[GIVEN PROBLEM] Make an exact copy of the listing below.
※ ※ ※
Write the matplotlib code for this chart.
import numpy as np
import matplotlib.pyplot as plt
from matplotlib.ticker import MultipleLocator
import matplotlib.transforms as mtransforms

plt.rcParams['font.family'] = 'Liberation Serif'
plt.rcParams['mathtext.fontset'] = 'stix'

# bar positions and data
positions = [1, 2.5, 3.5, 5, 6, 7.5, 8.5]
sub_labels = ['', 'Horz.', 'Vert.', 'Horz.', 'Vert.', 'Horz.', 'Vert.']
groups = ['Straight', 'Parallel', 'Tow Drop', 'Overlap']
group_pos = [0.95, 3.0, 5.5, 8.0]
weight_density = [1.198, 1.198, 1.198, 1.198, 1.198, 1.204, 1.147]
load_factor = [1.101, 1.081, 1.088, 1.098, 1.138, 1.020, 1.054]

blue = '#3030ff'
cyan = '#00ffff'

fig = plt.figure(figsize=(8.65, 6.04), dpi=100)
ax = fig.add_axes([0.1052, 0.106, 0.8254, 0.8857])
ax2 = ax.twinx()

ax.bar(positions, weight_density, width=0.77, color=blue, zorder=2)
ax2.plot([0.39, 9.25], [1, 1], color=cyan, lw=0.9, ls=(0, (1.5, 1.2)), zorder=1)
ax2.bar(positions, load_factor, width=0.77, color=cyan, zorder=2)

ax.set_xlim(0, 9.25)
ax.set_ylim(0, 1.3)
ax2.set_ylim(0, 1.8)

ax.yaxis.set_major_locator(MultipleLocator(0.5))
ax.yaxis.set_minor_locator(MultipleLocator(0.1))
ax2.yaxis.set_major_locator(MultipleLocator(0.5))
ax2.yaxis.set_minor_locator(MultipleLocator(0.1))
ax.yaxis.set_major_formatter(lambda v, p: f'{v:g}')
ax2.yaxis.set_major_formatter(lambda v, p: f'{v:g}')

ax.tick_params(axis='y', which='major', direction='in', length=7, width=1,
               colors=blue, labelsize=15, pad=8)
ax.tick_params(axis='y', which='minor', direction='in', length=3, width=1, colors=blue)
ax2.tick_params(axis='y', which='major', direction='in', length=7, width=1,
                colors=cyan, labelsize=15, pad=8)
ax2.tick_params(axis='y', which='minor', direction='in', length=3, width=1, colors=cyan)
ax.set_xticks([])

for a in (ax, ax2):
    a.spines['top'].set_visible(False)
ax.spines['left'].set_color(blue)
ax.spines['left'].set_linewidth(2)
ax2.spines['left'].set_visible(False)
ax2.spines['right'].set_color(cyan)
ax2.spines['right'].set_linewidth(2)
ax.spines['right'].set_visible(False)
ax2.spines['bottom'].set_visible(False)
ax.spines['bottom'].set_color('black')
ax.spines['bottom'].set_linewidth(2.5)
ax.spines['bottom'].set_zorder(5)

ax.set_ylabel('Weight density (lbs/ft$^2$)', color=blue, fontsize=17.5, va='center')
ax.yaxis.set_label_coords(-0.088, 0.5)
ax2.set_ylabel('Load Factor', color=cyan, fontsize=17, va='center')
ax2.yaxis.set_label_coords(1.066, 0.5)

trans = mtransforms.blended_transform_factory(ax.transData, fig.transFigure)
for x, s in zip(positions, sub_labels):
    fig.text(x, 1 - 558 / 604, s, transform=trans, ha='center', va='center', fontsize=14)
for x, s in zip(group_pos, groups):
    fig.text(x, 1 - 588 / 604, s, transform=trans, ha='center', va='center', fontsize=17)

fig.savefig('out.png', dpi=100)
※ ※ ※
[ANSWER TO THE EXERCISE]
Write the matplotlib code for this chart.
import numpy as np
import matplotlib.pyplot as plt
from matplotlib.ticker import MultipleLocator
import matplotlib.transforms as mtransforms

plt.rcParams['font.family'] = 'Liberation Serif'
plt.rcParams['mathtext.fontset'] = 'stix'

# bar positions and data
positions = [1, 2.5, 3.5, 5, 6, 7.5, 8.5]
sub_labels = ['', 'Horz.', 'Vert.', 'Horz.', 'Vert.', 'Horz.', 'Vert.']
groups = ['Straight', 'Parallel', 'Tow Drop', 'Overlap']
group_pos = [0.95, 3.0, 5.5, 8.0]
weight_density = [1.198, 1.198, 1.198, 1.198, 1.198, 1.204, 1.147]
load_factor = [1.101, 1.081, 1.088, 1.098, 1.138, 1.020, 1.054]

blue = '#3030ff'
cyan = '#00ffff'

fig = plt.figure(figsize=(8.65, 6.04), dpi=100)
ax = fig.add_axes([0.1052, 0.106, 0.8254, 0.8857])
ax2 = ax.twinx()

ax.bar(positions, weight_density, width=0.77, color=blue, zorder=2)
ax2.plot([0.39, 9.25], [1, 1], color=cyan, lw=0.9, ls=(0, (1.5, 1.2)), zorder=1)
ax2.bar(positions, load_factor, width=0.77, color=cyan, zorder=2)

ax.set_xlim(0, 9.25)
ax.set_ylim(0, 1.3)
ax2.set_ylim(0, 1.8)

ax.yaxis.set_major_locator(MultipleLocator(0.5))
ax.yaxis.set_minor_locator(MultipleLocator(0.1))
ax2.yaxis.set_major_locator(MultipleLocator(0.5))
ax2.yaxis.set_minor_locator(MultipleLocator(0.1))
ax.yaxis.set_major_formatter(lambda v, p: f'{v:g}')
ax2.yaxis.set_major_formatter(lambda v, p: f'{v:g}')

ax.tick_params(axis='y', which='major', direction='in', length=7, width=1,
               colors=blue, labelsize=15, pad=8)
ax.tick_params(axis='y', which='minor', direction='in', length=3, width=1, colors=blue)
ax2.tick_params(axis='y', which='major', direction='in', length=7, width=1,
                colors=cyan, labelsize=15, pad=8)
ax2.tick_params(axis='y', which='minor', direction='in', length=3, width=1, colors=cyan)
ax.set_xticks([])

for a in (ax, ax2):
    a.spines['top'].set_visible(False)
ax.spines['left'].set_color(blue)
ax.spines['left'].set_linewidth(2)
ax2.spines['left'].set_visible(False)
ax2.spines['right'].set_color(cyan)
ax2.spines['right'].set_linewidth(2)
ax.spines['right'].set_visible(False)
ax2.spines['bottom'].set_visible(False)
ax.spines['bottom'].set_color('black')
ax.spines['bottom'].set_linewidth(2.5)
ax.spines['bottom'].set_zorder(5)

ax.set_ylabel('Weight density (lbs/ft$^2$)', color=blue, fontsize=17.5, va='center')
ax.yaxis.set_label_coords(-0.088, 0.5)
ax2.set_ylabel('Load Factor', color=cyan, fontsize=17, va='center')
ax2.yaxis.set_label_coords(1.066, 0.5)

trans = mtransforms.blended_transform_factory(ax.transData, fig.transFigure)
for x, s in zip(positions, sub_labels):
    fig.text(x, 1 - 558 / 604, s, transform=trans, ha='center', va='center', fontsize=14)
for x, s in zip(group_pos, groups):
    fig.text(x, 1 - 588 / 604, s, transform=trans, ha='center', va='center', fontsize=17)

fig.savefig('out.png', dpi=100)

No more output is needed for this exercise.